I oftentimes find myself hanging for words whenever I attempt to write about my faith--the Islamic faith. I can't seem to discern the words that would create cohesive statements. I never wrote anything about how adherent I am to my religion because I don't wanna sound too-good-to-be-true or you know, be like some people who tweet or facebook stuff like "Just finished praying Maghrib" or "Going to read the Qur'an" or something like that. There's NOTHING wrong with praying or reading the Qur'an, of course, that's how a devout Muslim should do but the wrong thing is actually tweeting it or putting it in your FB status. That sounds more like "Hey, look at me, I'm such a religious person" to me. Because you don't tweet or facebook your faith, you put it in your heart and you act according to it. You shouldn't say you're a Muslim, you should act like a Muslim. Those are different and people should understand that.
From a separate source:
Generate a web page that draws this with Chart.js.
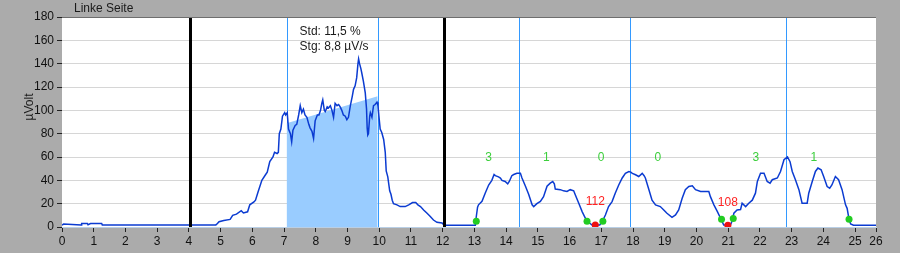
<!doctype html>
<html lang="de">
<head>
<meta charset="UTF-8" />
<title>Linke Seite</title>
<style>
  html, body { margin: 0; padding: 0; background: #ababab; }
  #chart { display: block; }
</style>
</head>
<body>
<canvas id="chart" width="900" height="253"></canvas>
<script src="https://cdn.jsdelivr.net/npm/chart.js"></script>
<script>
// signal (time in s, amplitude in µV)
const sigT = [0, 0.05, 0.6, 0.62, 0.8, 0.82, 0.9, 1.25, 1.27, 4.85, 4.9, 4.95, 5.1, 5.3, 5.38, 5.5, 5.65, 5.72, 5.85, 5.92,
  6.05, 6.1, 6.18, 6.3, 6.42, 6.47, 6.55, 6.65, 6.7, 6.78, 6.82, 6.85, 6.9, 6.95, 7.02, 7.05, 7.1, 7.14, 7.2, 7.24,
  7.28, 7.35, 7.4, 7.46, 7.51, 7.56, 7.61, 7.66, 7.72, 7.78, 7.82, 7.88, 7.93, 7.98, 8.05, 8.1, 8.15, 8.19, 8.22, 8.27,
  8.3, 8.36, 8.4, 8.46, 8.51, 8.56, 8.61, 8.67, 8.72, 8.77, 8.82, 8.87, 8.93, 8.98, 9.03, 9.09, 9.15, 9.19, 9.24, 9.29,
  9.33, 9.35, 9.38, 9.42, 9.45, 9.5, 9.56, 9.6, 9.62, 9.64, 9.66, 9.7, 9.72, 9.77, 9.82, 9.87, 9.93, 9.96, 9.99, 10.03,
  10.08, 10.14, 10.19, 10.22, 10.27, 10.33, 10.37, 10.41, 10.45, 10.56, 10.66, 10.82, 10.93, 11.05, 11.15, 11.22, 11.3, 11.4, 11.5, 11.61,
  11.71, 11.82, 11.98, 12.05, 13.03, 13.06, 13.1, 13.13, 13.24, 13.34, 13.45, 13.55, 13.62, 13.66, 13.76, 13.82, 13.87, 13.97, 14.05, 14.1,
  14.18, 14.24, 14.34, 14.45, 14.5, 14.61, 14.71, 14.82, 14.87, 14.97, 15.08, 15.18, 15.29, 15.39, 15.47, 15.52, 15.55, 15.71, 15.81, 15.92,
  16.02, 16.13, 16.18, 16.29, 16.4, 16.5, 16.6, 16.71, 16.95, 17.04, 17.08, 17.13, 17.23, 17.34, 17.44, 17.55, 17.66, 17.76, 17.87, 17.93,
  17.98, 18.08, 18.18, 18.29, 18.35, 18.39, 18.49, 18.6, 18.71, 18.86, 18.97, 19.07, 19.23, 19.34, 19.44, 19.55, 19.65, 19.76, 19.87, 19.97,
  20.13, 20.28, 20.39, 20.44, 20.55, 20.66, 20.76, 20.86, 21.07, 21.12, 21.18, 21.28, 21.39, 21.44, 21.55, 21.65, 21.76, 21.86, 21.92, 22.02,
  22.13, 22.23, 22.32, 22.39, 22.55, 22.65, 22.76, 22.87, 22.95, 23.02, 23.12, 23.23, 23.33, 23.49, 23.54, 23.65, 23.75, 23.83, 23.93, 24.01,
  24.12, 24.2, 24.27, 24.38, 24.48, 24.59, 24.7, 24.75, 24.81, 24.86, 24.95, 25.66];
const sigV = [1.5, 2.5, 1.8, 3, 3, 2, 3, 3, 1.8, 1.8, 3, 4.5, 5.5, 6.5, 10, 11, 14, 12, 13, 19,
  21.5, 23, 30, 40, 45, 47, 56, 60, 64, 63, 64, 80, 84, 95, 98, 96, 98, 84, 80, 73,
  83, 87, 88, 96, 104, 98, 101, 96, 94, 88, 85, 82, 76, 91, 96, 96, 100, 106, 109, 100,
  99, 103, 102, 104, 100, 94, 106, 104, 105, 103, 100, 96, 95, 92, 94, 104, 112, 118, 121, 128,
  140, 144, 140, 136, 132, 125, 115, 101, 85, 79, 80, 95, 98, 94, 104, 105, 107, 104, 95, 84,
  81, 75, 64, 48, 43, 31, 28, 23, 20, 19, 17.5, 17.5, 19, 21, 21, 19, 17.5, 14.6, 12, 9,
  6, 4, 3.5, 1.5, 1.5, 9, 17, 19, 22, 29, 36, 40, 45, 44, 43, 42, 40, 39, 37, 39,
  44, 45, 46, 46, 42, 35, 28, 19, 17.5, 20, 22, 26, 35, 37.6, 39, 37, 32.5, 32, 31, 30.5,
  32, 31, 27.6, 20.4, 13, 7.5, 4, 1.7, 1.7, 5, 7.5, 10.3, 17.5, 21.8, 29, 36, 42, 46, 47.6, 47,
  46, 44.8, 43.3, 46, 44, 42, 33, 23, 19, 17.5, 14.6, 11.8, 8.3, 10.3, 14.6, 24.7, 32, 34.7, 35.3, 32,
  30.4, 30.4, 30.4, 26, 19, 13.2, 7.5, 1.7, 1.7, 5, 11.8, 14.6, 15, 20.4, 17.5, 20.4, 23, 29, 39, 46,
  46, 39, 37.6, 40.5, 42, 47.6, 57.7, 60, 56, 47.6, 40.5, 32, 20.4, 20.4, 29, 39, 47.6, 50.5, 49, 43.3,
  34.7, 33.3, 36, 43.3, 40.5, 32, 19, 16, 6.6, 2.6, 1.5, 1.5];

// regression ramp over the analysed window
const rampT = [7.08, 9.95];
const rampV = [89, 112];

// detected points
const greenT = [13.06, 16.55, 17.05, 20.79, 21.16, 24.81];
const greenV = [5, 5, 5, 6.6, 7.2, 6.6];
const redT = [16.81, 20.99];
const redV = [1.7, 1.5];
const redLabels = ['112', '108'];

// counts per segment
const countT = [13.45, 15.27, 16.99, 18.78, 21.87, 23.7];
const countLabels = ['3', '1', '0', '0', '3', '1'];
const countY = 59;

// cursors
const blueCursors = [7.08, 9.95, 14.4, 17.92, 22.82];
const blackCursors = [4.04, 12.05];

const statLines = ['Std: 11,5 %', 'Stg: 8,8 µV/s'];

const xTickVals = [0, 1, 2, 3, 4, 5, 6, 7, 8, 9, 10, 11, 12, 13, 14, 15, 16, 17, 18, 19, 20, 21, 22, 23, 24, 25, 25.66];
const xTickLabels = ['0', '1', '2', '3', '4', '5', '6', '7', '8', '9', '10', '11', '12', '13', '14', '15', '16', '17', '18', '19', '20', '21', '22', '23', '24', '25', '26'];

const FONT = '"Liberation Sans", Arial, sans-serif';

const pts = (xs, ys) => xs.map((x, i) => ({ x: x, y: ys[i] }));

// panel background, cursors and texts
const panel = {
  id: 'panel',
  beforeDraw(chart) {
    const { ctx, chartArea: a } = chart;
    ctx.save();
    ctx.fillStyle = '#ababab';
    ctx.fillRect(0, 0, chart.width, chart.height);
    ctx.fillStyle = '#ffffff';
    ctx.fillRect(a.left, a.top, a.right - a.left, a.bottom - a.top);
    ctx.restore();
  },
  beforeDatasetsDraw(chart) {
    const { ctx, chartArea: a, scales: { x } } = chart;
    ctx.save();
    ctx.strokeStyle = '#3399ff';
    ctx.lineWidth = 1;
    blueCursors.forEach(t => {
      const px = Math.round(x.getPixelForValue(t)) + 0.5;
      ctx.beginPath();
      ctx.moveTo(px, a.top);
      ctx.lineTo(px, a.bottom);
      ctx.stroke();
    });
    ctx.restore();
  },
  afterDatasetsDraw(chart) {
    const { ctx, chartArea: a, scales: { x, y } } = chart;
    ctx.save();
    ctx.strokeStyle = '#000000';
    ctx.lineWidth = 3;
    blackCursors.forEach(t => {
      const px = Math.round(x.getPixelForValue(t)) + 0.5;
      ctx.beginPath();
      ctx.moveTo(px, a.top);
      ctx.lineTo(px, a.bottom);
      ctx.stroke();
    });

    // top frame line
    ctx.strokeStyle = '#6e6e6e';
    ctx.lineWidth = 1;
    ctx.beginPath();
    ctx.moveTo(a.left, a.top + 0.5);
    ctx.lineTo(a.right, a.top + 0.5);
    ctx.stroke();

    ctx.textAlign = 'center';
    ctx.textBaseline = 'middle';
    ctx.font = '12px ' + FONT;
    ctx.fillStyle = '#3ccf3c';
    countT.forEach((t, i) => {
      ctx.fillText(countLabels[i], x.getPixelForValue(t), y.getPixelForValue(countY));
    });
    ctx.fillStyle = '#ff2222';
    redT.forEach((t, i) => {
      ctx.fillText(redLabels[i], x.getPixelForValue(t), y.getPixelForValue(redV[i]) - 23);
    });

    ctx.textAlign = 'left';
    ctx.fillStyle = '#1a1a1a';
    const sx = x.getPixelForValue(rampT[0]) + 13;
    statLines.forEach((s, i) => ctx.fillText(s, sx, 32 + i * 15));

    // title and y axis name
    ctx.fillText('Linke Seite', 74, 9);
    ctx.translate(30, 107);
    ctx.rotate(-Math.PI / 2);
    ctx.textAlign = 'center';
    ctx.fillText('µVolt', 0, 0);
    ctx.restore();
  }
};

const config = {
  type: 'line',
  data: {
    datasets: [
      {
        type: 'scatter',
        data: pts(greenT, greenV),
        backgroundColor: '#22cc22',
        borderWidth: 0,
        pointRadius: 3.5,
        order: 0
      },
      {
        type: 'scatter',
        data: pts(redT, redV),
        backgroundColor: '#ee1111',
        borderWidth: 0,
        pointRadius: 3.5,
        order: 0
      },
      {
        data: pts(sigT, sigV),
        borderColor: '#0b3bd1',
        borderWidth: 1.5,
        pointRadius: 0,
        tension: 0,
        fill: false,
        order: 1
      },
      {
        data: pts(rampT, rampV),
        borderWidth: 0,
        borderColor: 'rgba(0,0,0,0)',
        backgroundColor: '#99ccff',
        pointRadius: 0,
        fill: 'origin',
        order: 3
      }
    ]
  },
  options: {
    responsive: false,
    devicePixelRatio: 1,
    animation: false,
    layout: { padding: { left: 0, right: 24, top: 17, bottom: 0 } },
    plugins: { legend: { display: false }, tooltip: { enabled: false } },
    scales: {
      x: {
        type: 'linear',
        min: 0,
        max: 25.66,
        afterBuildTicks: scale => { scale.ticks = xTickVals.map(v => ({ value: v })); },
        afterFit: scale => { scale.height = 26; },
        ticks: {
          autoSkip: false,
          maxRotation: 0,
          padding: 2,
          color: '#111111',
          font: { family: FONT, size: 12 },
          callback: (v, i) => xTickLabels[i]
        },
        grid: { drawOnChartArea: false, drawTicks: true, tickLength: 5, tickColor: '#222222' },
        border: { display: true, color: '#b9cfe6', width: 1 }
      },
      y: {
        min: 0,
        max: 180,
        afterFit: scale => { scale.width = 62; },
        ticks: {
          stepSize: 20,
          padding: 3,
          color: '#111111',
          font: { family: FONT, size: 12 }
        },
        grid: { color: '#d6d6d6', lineWidth: 1, tickLength: 5, tickColor: '#222222' },
        border: { display: false }
      }
    }
  },
  plugins: [panel]
};

new Chart(document.getElementById('chart').getContext('2d'), config);
</script>
</body>
</html>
Another reason why it's difficult for me to write about my faith is the fact that I'm in a complete struggle in maintaining the practices of a true Muslim. When I say true Muslim, this is the one who performs the 5 pillars of Islam with pure and sincere intention such as: a.) The recitation of Shahadah, that is witnessing that there is no god but Allah (subhana wa ta'ala) and that Prophet Mohammad (salallahu 'alaihi wasallam) is His messenger, b.) performing five daily prayers, c.) fasting during the holy month of Ramadhan, d.) giving Zakat or charity to the needy, and to those who can afford, e.) performing Hajj at least once in a lifetime. Aside from the five pillars, we are also to believe in the 6 Articles of Faith which are: a.) Belief in the Oneness of Allah, that you do not attribute any other god to Him b.) Belief in the existence of Angels, c.) Belief in the Books of Allah (Torah of Prophet Musa (alaihi salam), Psalms of Prophet Dawud (alaihi salam), Gospel of Prophet Isa (alaihi salam) and Qur'an of Prophet Mohammad (s.a.w)), d.) Belief in the Prophets of Allah, e.) Belief in the Day of Judgment, and finally, f.) Belief that everything that happens is Willed by Allah.
Moreover, a true Muslim also adheres to the
sunnah of the Prophet Mohammad (s.a.w). The Holy Qur'an tells us to pray but it wasn't stated there
how to pray, so there enters the
sunnah or the
hadith. It comprises of laws and practices of the Holy Prophet for mankind to follow suit. The Holy Qur'an tells the women to lower their gaze and cover their bosoms, now the Hadith tells us to cover our body showing only our faces, hands and feet. That's why we wear hijab and draw them on our chest, we are also not supposed to wear skimpy clothes, we should avoid laughing boisterously in public and most importantly, we are not supposed to go out with men who are not our
mahram.
Therefore I would not blame my blockmates if they say it is difficult to become a Muslim. Lahat na lang bawal, they would say. Yes, it is difficult from the point of view of non-Muslims as they are not accustomed to the practices and they are not aware of the rationale behind the practices. They find it weird and inhumane. For them, wearing the hijab is a sign of oppression as women in Islam cannot reveal their true selves--that rockstar in them. For them, fasting during Ramadhan is a punishment. For them, not being able to party and drink alcoholic beverages is a form of inhibition. But I am not here to preach about my religion, I leave them at that. Nor do I tell them that what they do is wrong because as my colleagues, I hold high respect for their beliefs and their own faith. Walang basagan ng trip, ika nga.
I feel lucky to have been born in an Islamic household, where both of my parents are devout and pious Muslims who serve as the best example for us, their children. I believe that every Muslim should stand firmly to being labeled a Muslim, that we should strive to become the best of what we are. However, in a world where our religion is badly stained by people who claim to be Muslims but are doing the exact opposite of what the religion teaches, it is difficult to prove them wrong. Nevertheless, the least we can do is to show them the image of a
true Muslim. The real one. Not the one projected by the media. And there enters my own struggle in keeping my faith firm and consistent. I confess, among the abovementioned five pillars of Islam, I am only consistent with the recitation of the Shahadah and fasting during the Holy Month. As for the daily prayers, I am not able to complete the five daily prayers. I pray whenever I am at home, but I dismiss my prayers or even forget about the
waqtu whenever I'm outside. But my conscience is eating me up inside.
If you remember this, , then I still feel that way. It's not just about the prayer that boggles me as well, it is the whole conduct and behavior of a true Muslim that I cannot meet. Allah knows what is in my heart, how I try to become the best Muslim that pleases Him, because everything that I do is in accordance to worshiping The Almighty. That's how it should be.
In retrospect, I still thank Him that He gives me this feeling of guilt, this eagerness to renew my faith and to seek and understand more about my religion because if He closes my ears, my sight and my heart then, boy, I'm in big trouble. So please, Ya Allah, strengthen my faith in You and continue leading me to the straight path. Ameen.
I ask Allah's forgiveness and turn to Him in repentance.